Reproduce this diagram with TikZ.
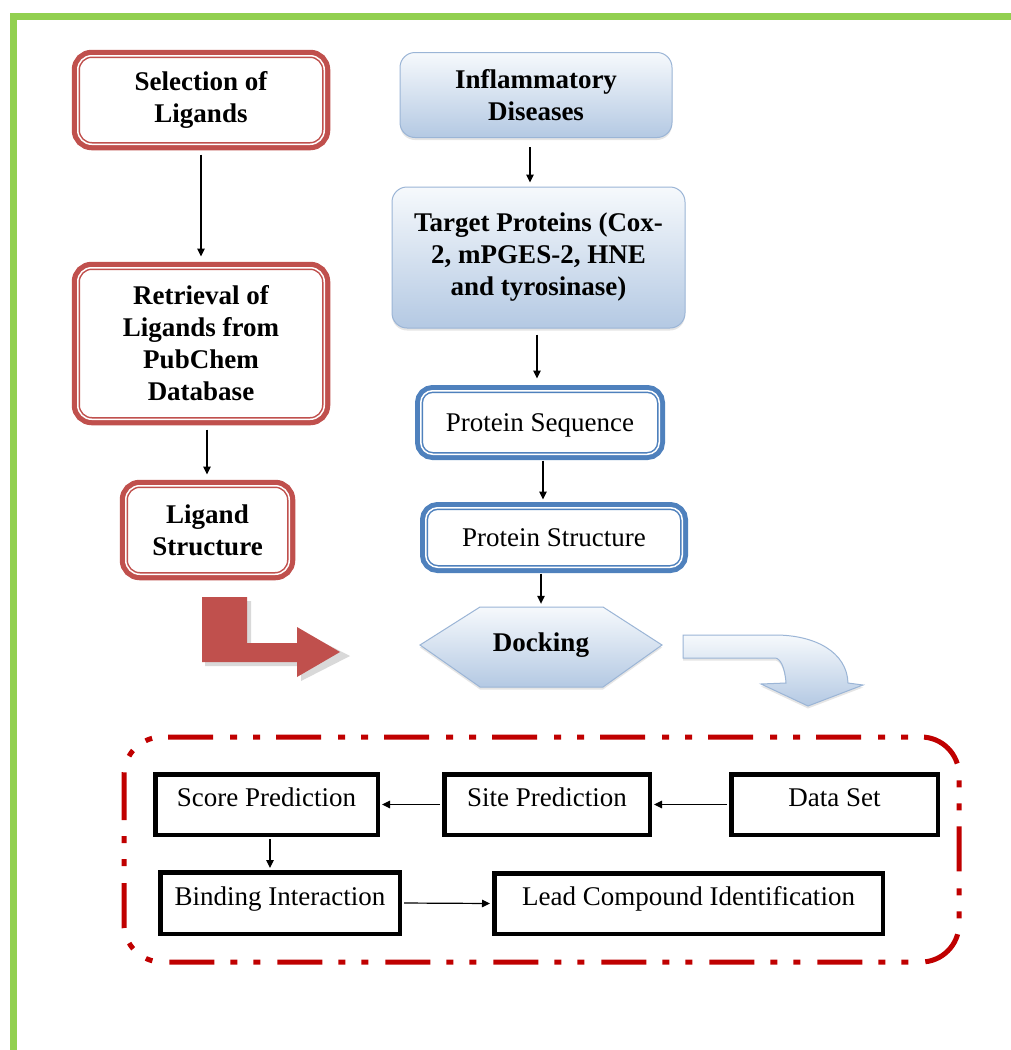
\documentclass[tikz,border=0pt]{standalone}
\usepackage{fontspec}
\setmainfont{Liberation Serif}
\usetikzlibrary{arrows.meta,shadows}
\definecolor{rred}{HTML}{C0504D}
\definecolor{dred}{HTML}{C00000}
\definecolor{bblue}{HTML}{4F81BD}
\definecolor{lbord}{HTML}{9BB5D6}
\definecolor{gtop}{HTML}{F6F9FC}
\definecolor{gbot}{HTML}{B4C9E3}
\definecolor{frame}{HTML}{92D050}
\begin{document}
\begin{tikzpicture}[x=1pt,y=-1pt,
  every node/.style={font=\fontsize{27}{32}\selectfont, inner sep=0pt, align=center},
  redbox/.style={rounded corners=14pt, fill=white, draw=rred, line width=4.5pt,
     preaction={draw=rred, line width=12pt}, postaction={draw=white, line width=1.5pt},
     font=\fontsize{27}{32}\selectfont\bfseries},
  bluebox/.style={rounded corners=12pt, fill=white, draw=bblue, line width=4.5pt,
     preaction={draw=bblue, line width=11.5pt}, postaction={draw=white, line width=1.5pt},
     text height=19pt, text depth=1pt},
  bluegrad/.style={rounded corners=15pt, draw=lbord, line width=1pt, top color=gtop, bottom color=gbot,
     drop shadow={opacity=0.2, shadow xshift=0pt, shadow yshift=-2.5pt},
     font=\fontsize{27}{32}\selectfont\bfseries},
  blackbox/.style={draw=black, line width=4.5pt, fill=white, text height=19pt, text depth=15pt},
  conn/.style={line width=1.2pt, -{Triangle[length=8pt,width=7.5pt]}}]
\useasboundingbox (0,0) rectangle (1011,1050);
\fill[white] (0,0) rectangle (1011,1050);
% green frame
\draw[frame, line width=7pt] (13.5,1060) -- (13.5,16.5) -- (1020,16.5);

% left column
\node[redbox, minimum width=246.5, minimum height=88.5] (sel) at (201,100) {Selection of\\Ligands};
\node[redbox, minimum width=246.5, minimum height=151.5] (ret) at (201,343.5) {Retrieval of\\Ligands from\\PubChem\\Database};
\node[redbox, minimum width=163.5, minimum height=88.5] (lig) at (207.5,530) {Ligand\\Structure};

\draw[conn, shorten <=8pt, shorten >=9pt] (sel.south) -- (sel.south |- ret.north);
\draw[conn, shorten <=8pt, shorten >=9pt] ([xshift=6pt]ret.south) -- ([xshift=6pt]ret.south |- lig.north);

% right column
\node[bluegrad, minimum width=272, minimum height=85] (infl) at (536,95) {Inflammatory\\Diseases};
\node[bluegrad, minimum width=293, minimum height=141] (targ) at (538.5,257.5) {Target Proteins (Cox-\\2, mPGES-2, HNE\\and tyrosinase)};
\node[bluebox, minimum width=238.5, minimum height=63.5] (pseq) at (540,422.5) {Protein Sequence};
\node[bluebox, minimum width=256.5, minimum height=59.5] (pstr) at (554,537.5) {Protein Structure};

% docking hexagon
\path[top color=gtop, bottom color=gbot, draw=lbord, line width=1pt,
      drop shadow={opacity=0.2, shadow xshift=0pt, shadow yshift=-2.5pt}]
  (420,645) -- (480,607) -- (603,607) -- (662,645) -- (603,687) -- (480,687) -- cycle;
\node[minimum width=242, minimum height=80, font=\fontsize{27}{32}\selectfont\bfseries] (dock) at (541,645) {Docking};

\draw[conn, shorten <=9pt, shorten >=4pt] ([xshift=-6pt]infl.south) -- ([xshift=-6pt]infl.south |- targ.north);
\draw[conn, shorten <=6pt, shorten >=10pt] ([xshift=-1.5pt]targ.south) -- ([xshift=-1.5pt]targ.south |- pseq.north);
\draw[conn, shorten <=4pt, shorten >=6pt] ([xshift=3pt]pseq.south) -- ([xshift=3pt]pseq.south |- pstr.north);
\draw[conn, shorten <=4pt, shorten >=1pt] (pstr.south -| dock.north) -- (dock.north);

% red L arrow
\fill[gray!30] (205,601) -- (251,601) -- (251,647) -- (301,647) -- (301,631) -- (350,656) -- (301,681) -- (301,666) -- (205,666) -- cycle;
\fill[rred] (202,597) -- (247,597) -- (247,643) -- (297,643) -- (297,627) -- (340,652) -- (297,677) -- (297,662) -- (202,662) -- cycle;

% blue curved arrow
\path[top color=gtop, bottom color=gbot, draw=lbord, line width=1pt,
      drop shadow={opacity=0.2, shadow xshift=0pt, shadow yshift=-2.5pt}]
  (683,635) -- (775,635) .. controls (815,635) and (847,652) .. (848,683) -- (863,685)
  -- (808,706) -- (761,684) -- (786,683) .. controls (785,667) and (780,658) .. (775,658)
  -- (683,658) -- cycle;

% dash-dot-dot frame
\draw[dred, line width=5pt, rounded corners=38pt,
      dash pattern=on 45pt off 16pt on 7pt off 16pt on 7pt off 17pt]
  (124,737) rectangle (959,962);

% bottom boxes
\node[blackbox, minimum width=222.5, minimum height=60.5] (score) at (266.5,804.5) {Score Prediction};
\node[blackbox, minimum width=205.5, minimum height=60.5] (site) at (547,804.5) {Site Prediction};
\node[blackbox, minimum width=206.5, minimum height=60.5] (data) at (834.5,804.5) {Data Set};
\node[blackbox, minimum width=239.5, minimum height=61.5] (bind) at (280,903) {Binding Interaction};
\node[blackbox, minimum width=388.5, minimum height=60.5] (lead) at (688.5,903.5) {Lead Compound Identification};

\draw[conn, shorten <=2pt, shorten >=2pt] (data.west) -- (site.east);
\draw[conn, shorten <=2pt, shorten >=2pt] (site.west) -- (score.east);
\draw[conn, shorten <=2pt, shorten >=2pt] ([xshift=3.5pt]score.south) -- ([xshift=3.5pt]score.south |- bind.north);
\draw[conn, shorten <=2pt, shorten >=2pt] (bind.east) -- (lead.west);
\end{tikzpicture}
\end{document}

*****

> [Instructions for the task]:
Reproduce the data above word for word from its first line through the line that holds "(13.5,16.5) -- (1020,16.5);", both ends included; skip pictures.

> [Exercise output]:
Reproduce this diagram with TikZ.
\documentclass[tikz,border=0pt]{standalone}
\usepackage{fontspec}
\setmainfont{Liberation Serif}
\usetikzlibrary{arrows.meta,shadows}
\definecolor{rred}{HTML}{C0504D}
\definecolor{dred}{HTML}{C00000}
\definecolor{bblue}{HTML}{4F81BD}
\definecolor{lbord}{HTML}{9BB5D6}
\definecolor{gtop}{HTML}{F6F9FC}
\definecolor{gbot}{HTML}{B4C9E3}
\definecolor{frame}{HTML}{92D050}
\begin{document}
\begin{tikzpicture}[x=1pt,y=-1pt,
  every node/.style={font=\fontsize{27}{32}\selectfont, inner sep=0pt, align=center},
  redbox/.style={rounded corners=14pt, fill=white, draw=rred, line width=4.5pt,
     preaction={draw=rred, line width=12pt}, postaction={draw=white, line width=1.5pt},
     font=\fontsize{27}{32}\selectfont\bfseries},
  bluebox/.style={rounded corners=12pt, fill=white, draw=bblue, line width=4.5pt,
     preaction={draw=bblue, line width=11.5pt}, postaction={draw=white, line width=1.5pt},
     text height=19pt, text depth=1pt},
  bluegrad/.style={rounded corners=15pt, draw=lbord, line width=1pt, top color=gtop, bottom color=gbot,
     drop shadow={opacity=0.2, shadow xshift=0pt, shadow yshift=-2.5pt},
     font=\fontsize{27}{32}\selectfont\bfseries},
  blackbox/.style={draw=black, line width=4.5pt, fill=white, text height=19pt, text depth=15pt},
  conn/.style={line width=1.2pt, -{Triangle[length=8pt,width=7.5pt]}}]
\useasboundingbox (0,0) rectangle (1011,1050);
\fill[white] (0,0) rectangle (1011,1050);
% green frame
\draw[frame, line width=7pt] (13.5,1060) -- (13.5,16.5) -- (1020,16.5);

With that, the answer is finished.